Senate debates

Monday, 9 February 2015

Matters of Public Importance

Abbott Government

5:40 pm

Photo of Zed SeseljaZed Seselja (ACT, Liberal Party) Share this | Hansard source

In comparison to you lot we bring civility to a new level. We all remember what Wayne Swan said about Kevin Rudd. This, of course, is a leader who you put back into the prime ministership after you had gotten rid of him. You all knew how dysfunctional he was. Wayne Swan said:

… for too long, Kevin Rudd has been putting his own self-interest ahead of the interests of the broader labour movement and the country as a whole, and that needs to stop.

The Party has given Kevin Rudd all the opportunities in the world and he wasted them with his dysfunctional decision making and his deeply demeaning attitude towards other people including our caucus colleagues.

He sought to tear down the 2010 campaign, deliberately risking an Abbott Prime Ministership, and now he undermines the Government at every turn.

He was the Party's biggest beneficiary then its biggest critic; but never a loyal or selfless example of its values and objectives.

For the interests of the labour movement and of working people, there is too much at stake in our economy and in the political debate for the interests of the labour movement and working people to be damaged by somebody who does not hold any Labor values.

This is what Wayne Swan thought of Kevin Rudd. This is the guy that those opposite put back into leadership after all of those years of dysfunction.

We know that all the players have admitted what they thought of him. We saw on 29 June 2014 the headline "Julia Gillard admits political war with Kevin Rudd was 'all about ego'". Then there was the article with the great line from the Leader of the Opposition in the Senate which said:

Senior Minister Penny Wong came to her in tears. She, too, was abandoning Gillard. Why? “It’s the South Australian seats,’’ Wong replies.

“I knew then that I’d lost it,’’ Gillard said.

Then there was 'Bill Shorten: The man who knifed two prime ministers'. That article said:

Mr Shorten did not believe he had been dishonest in telling the media over the past two weeks he was still supporting Ms Gillard.

"As I was going through the process of thinking what to do, do you think it is my job to be a public worrywart? That just destabilises the situation," he said.

"Up until the spill ... I was going to support the prime minister."

Of course, that was until he did not.

Then we had the Gillard article titled "She says: 'Why I had to knife Kevin Rudd'". Then we had Nicola Roxon's classic line in another article.
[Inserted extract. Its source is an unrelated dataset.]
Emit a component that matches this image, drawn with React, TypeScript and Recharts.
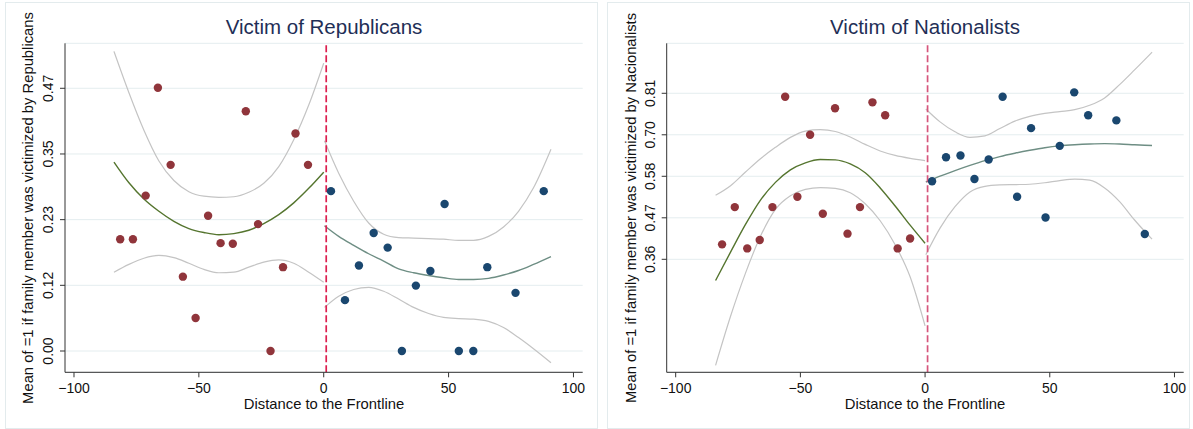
import React from "react";
import {
  ComposedChart,
  Scatter,
  Line,
  XAxis,
  YAxis,
  CartesianGrid,
  ReferenceLine,
} from "recharts";

const FONT = '"Liberation Sans", Arial, Helvetica, sans-serif';

// x axis (shared)
const xTicks = [-100, -50, 0, 50, 100];
const xTickLabels = ["\u2212100", "\u221250", "0", "50", "100"];
const cutoff = 1;

// fit grids
const gridLeft = [-84, -78, -72, -66, -60, -54, -48, -42, -36, -30, -24, -18, -12, -6, 0];
const gridRight = [0.3, 6, 12, 18, 24, 30, 36, 42, 48, 54, 60, 66, 72, 78, 84, 91];

// ---- Victim of Republicans ----
const repTicks = [0, 0.1175, 0.235, 0.3525, 0.47];
const repTickLabels = ["0.00", "0.12", "0.23", "0.35", "0.47"];

const repLeftX = [-81.5, -76.4, -71.3, -66.4, -61.3, -56.4, -51.3, -46.3, -41.3, -36.4, -31.2, -26.3, -21.3, -16.3, -11.3, -6.3];
const repLeftY = [0.2, 0.2, 0.278, 0.471, 0.333, 0.133, 0.059, 0.242, 0.193, 0.192, 0.429, 0.227, 0.0, 0.15, 0.389, 0.333];
const repRightX = [2.9, 8.5, 14.1, 20.0, 25.6, 31.3, 36.9, 42.7, 48.4, 54.1, 59.9, 65.5, 76.8, 88.1];
const repRightY = [0.286, 0.091, 0.153, 0.211, 0.185, 0.0, 0.117, 0.143, 0.263, 0.0, 0.0, 0.15, 0.104, 0.286];

const repFitL = [0.338, 0.301, 0.272, 0.25, 0.232, 0.219, 0.212, 0.208, 0.21, 0.216, 0.228, 0.244, 0.265, 0.291, 0.32];
const repHiL = [0.536, 0.462, 0.395, 0.34, 0.305, 0.285, 0.277, 0.275, 0.276, 0.284, 0.3, 0.33, 0.378, 0.44, 0.515];
const repLoL = [0.141, 0.155, 0.166, 0.171, 0.167, 0.157, 0.146, 0.14, 0.141, 0.15, 0.159, 0.163, 0.157, 0.141, 0.123];
const repFitR = [0.224, 0.205, 0.189, 0.174, 0.161, 0.147, 0.14, 0.135, 0.131, 0.128, 0.128, 0.13, 0.136, 0.144, 0.155, 0.169];
const repHiR = [0.376, 0.318, 0.268, 0.229, 0.209, 0.203, 0.202, 0.201, 0.2, 0.198, 0.198, 0.205, 0.222, 0.25, 0.292, 0.361];
const repLoR = [0.078, 0.098, 0.11, 0.114, 0.107, 0.093, 0.078, 0.067, 0.06, 0.058, 0.057, 0.053, 0.042, 0.024, 0.004, -0.021];

// ---- Victim of Nationalists ----
const natTicks = [0.3575, 0.47, 0.5825, 0.695, 0.8075];
const natTickLabels = ["0.36", "0.47", "0.58", "0.70", "0.81"];

const natLeftX = [-81.4, -76.3, -71.3, -66.3, -61.2, -56.1, -51.2, -46.1, -41.0, -36.1, -31.1, -26.1, -21.1, -16.0, -11.0, -6.0];
const natLeftY = [0.398, 0.499, 0.387, 0.41, 0.499, 0.798, 0.527, 0.695, 0.481, 0.767, 0.427, 0.499, 0.783, 0.748, 0.387, 0.414];
const natRightX = [2.8, 8.4, 14.2, 19.8, 25.5, 31.1, 36.9, 42.5, 48.3, 54.0, 59.8, 65.4, 76.7, 88.1];
const natRightY = [0.569, 0.634, 0.639, 0.575, 0.628, 0.798, 0.527, 0.713, 0.471, 0.665, 0.81, 0.748, 0.734, 0.426];

const natFitL = [0.3, 0.377, 0.452, 0.518, 0.566, 0.6, 0.619, 0.628, 0.627, 0.616, 0.592, 0.551, 0.502, 0.45, 0.401];
const natHiL = [0.531, 0.557, 0.594, 0.63, 0.661, 0.688, 0.705, 0.709, 0.704, 0.689, 0.669, 0.651, 0.639, 0.631, 0.625];
const natLoL = [0.07, 0.203, 0.32, 0.42, 0.493, 0.53, 0.547, 0.552, 0.55, 0.538, 0.508, 0.462, 0.397, 0.31, 0.177];
const natFitR = [0.567, 0.583, 0.598, 0.612, 0.625, 0.636, 0.645, 0.653, 0.66, 0.665, 0.668, 0.67, 0.671, 0.67, 0.668, 0.666];
const natHiR = [0.765, 0.73, 0.703, 0.688, 0.692, 0.712, 0.732, 0.745, 0.753, 0.758, 0.763, 0.775, 0.795, 0.831, 0.871, 0.919];
const natLoR = [0.37, 0.442, 0.5, 0.54, 0.555, 0.559, 0.56, 0.561, 0.565, 0.571, 0.575, 0.572, 0.551, 0.514, 0.464, 0.412];

const RED = "#90353b";
const BLUE = "#1a476f";
const GREEN = "#55752f";
const TEAL = "#6e8e84";
const CI = "#c4c4c4";
const GRID = "#e4edef";

const zip = (xs: number[], ys: number[]) => xs.map((x, i) => ({ x, y: ys[i] }));

const dot = (fill: string) => (p: any) =>
  p.cx == null ? <g /> : <circle cx={p.cx} cy={p.cy} r={4.2} fill={fill} />;

type PanelProps = {
  left: number;
  width: number;
  yAxisWidth: number;
  marginRight: number;
  yDomain: [number, number];
  yTicks: number[];
  yTickLabels: string[];
  ptsL: { x: number; y: number }[];
  ptsR: { x: number; y: number }[];
  fitL: number[];
  hiL: number[];
  loL: number[];
  fitR: number[];
  hiR: number[];
  loR: number[];
  cutColor: string;
};

function Panel(p: PanelProps) {
  const lines: [number[], number[], string, number][] = [
    [gridLeft, p.hiL, CI, 1.2],
    [gridLeft, p.loL, CI, 1.2],
    [gridRight, p.hiR, CI, 1.2],
    [gridRight, p.loR, CI, 1.2],
    [gridLeft, p.fitL, GREEN, 1.4],
    [gridRight, p.fitR, TEAL, 1.4],
  ];
  return (
    <div style={{ position: "absolute", left: p.left, top: 3 }}>
      <ComposedChart
        width={p.width}
        height={425}
        margin={{ top: 40.3, right: p.marginRight, bottom: 25.7, left: 0 }}
      >
        <CartesianGrid vertical={false} stroke={GRID} strokeWidth={1} />
        <XAxis
          type="number"
          dataKey="x"
          domain={[-103.6, 103.7]}
          ticks={xTicks}
          allowDataOverflow
          height={30}
          tickSize={5}
          stroke="#333"
          tick={(t: any) => {
            const i = xTicks.indexOf(t.payload.value);
            return (
              <text x={t.x} y={390} textAnchor="middle" fontSize={14} fontFamily={FONT} fill="#111">
                {xTickLabels[i]}
              </text>
            );
          }}
        />
        <YAxis
          type="number"
          dataKey="y"
          domain={p.yDomain}
          ticks={p.yTicks}
          allowDataOverflow
          width={p.yAxisWidth}
          tickSize={5}
          stroke="#333"
          tick={(t: any) => {
            const i = p.yTicks.indexOf(t.payload.value);
            const bx = p.yAxisWidth - 11.7;
            return (
              <text
                x={bx}
                y={t.y}
                transform={`rotate(-90, ${bx}, ${t.y})`}
                textAnchor="middle"
                fontSize={14}
                fontFamily={FONT}
                fill="#111"
              >
                {p.yTickLabels[i]}
              </text>
            );
          }}
        />
        {lines.map(([xs, ys, c, w], i) => (
          <Line
            key={i}
            data={zip(xs, ys)}
            dataKey="y"
            type="monotone"
            stroke={c}
            strokeWidth={w}
            dot={false}
            activeDot={false}
            isAnimationActive={false}
          />
        ))}
        <ReferenceLine x={cutoff} stroke={p.cutColor} strokeWidth={1.7} strokeDasharray="7 3" />
        <Scatter data={p.ptsL} fill={RED} shape={dot(RED)} isAnimationActive={false} />
        <Scatter data={p.ptsR} fill={BLUE} shape={dot(BLUE)} isAnimationActive={false} />
      </ComposedChart>
    </div>
  );
}

export default function App() {
  return (
    <div style={{ position: "absolute", left: 0, top: 0, width: 1193, height: 429, background: "#fff" }}>
      <svg width={1193} height={429} style={{ position: "absolute", left: 0, top: 0 }}>
        <rect x={5.5} y={2.5} width={592} height={426} fill="none" stroke="#e3ebed" />
        <rect x={607.5} y={2.5} width={582} height={426} fill="none" stroke="#e3ebed" />
      </svg>
      <Panel
        left={6}
        width={592}
        yAxisWidth={59}
        marginRight={15.3}
        yDomain={[-0.0381, 0.5505]}
        yTicks={repTicks}
        yTickLabels={repTickLabels}
        ptsL={zip(repLeftX, repLeftY)}
        ptsR={zip(repRightX, repRightY)}
        fitL={repFitL}
        hiL={repHiL}
        loL={repLoL}
        fitR={repFitR}
        hiR={repHiR}
        loR={repLoR}
        cutColor="#dc1e4e"
      />
      <Panel
        left={608}
        width={582}
        yAxisWidth={58.7}
        marginRight={6.3}
        yDomain={[0.0512, 0.943]}
        yTicks={natTicks}
        yTickLabels={natTickLabels}
        ptsL={zip(natLeftX, natLeftY)}
        ptsR={zip(natRightX, natRightY)}
        fitL={natFitL}
        hiL={natHiL}
        loL={natLoL}
        fitR={natFitR}
        hiR={natHiR}
        loR={natLoR}
        cutColor="#d6567c"
      />
      <svg
        width={1193}
        height={429}
        style={{ position: "absolute", left: 0, top: 0, pointerEvents: "none" }}
        fontFamily={FONT}
      >
        <text x={324} y={34} textAnchor="middle" fontSize={20.5} fill="#1f2f57">
          Victim of Republicans
        </text>
        <text x={925} y={34} textAnchor="middle" fontSize={20.5} fill="#1f2f57">
          Victim of Nationalists
        </text>
        <text x={324} y={409} textAnchor="middle" fontSize={14.8} fill="#111">
          Distance to the Frontline
        </text>
        <text x={925} y={409} textAnchor="middle" fontSize={14.8} fill="#111">
          Distance to the Frontline
        </text>
        <text x={33.3} y={208} transform="rotate(-90, 33.3, 208)" textAnchor="middle" fontSize={14.8} fill="#111">
          Mean of =1 if family member was victimized by Republicans
        </text>
        <text x={635.5} y={208} transform="rotate(-90, 635.5, 208)" textAnchor="middle" fontSize={14.8} fill="#111">
          Mean of =1 if family member was victimized by Nacionalists
        </text>
      </svg>
    </div>
  );
}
It said:

She acknowledged that removing Mr Rudd from The Lodge in 2010 was "an act of political bastardry" but she said it was only possible "because Kevin had been such a bastard himself".

That is what we have left behind.

Let's be clear: all governments face their challenges. You can react to it in that way, as the Labor Party did, or you can react to it in a far more sensible way. That is what we in the coalition are going to do. We are going to get on with building on our achievements. Getting rid of the carbon tax, stopping the boats and the deaths at sea, securing our borders, conducting free trade agreements, hundreds of millions of dollars of environmental approvals, removing red tape all over the place—these are the achievements that we need to continue to build on. We are not going to be lectured to by the Labor Party.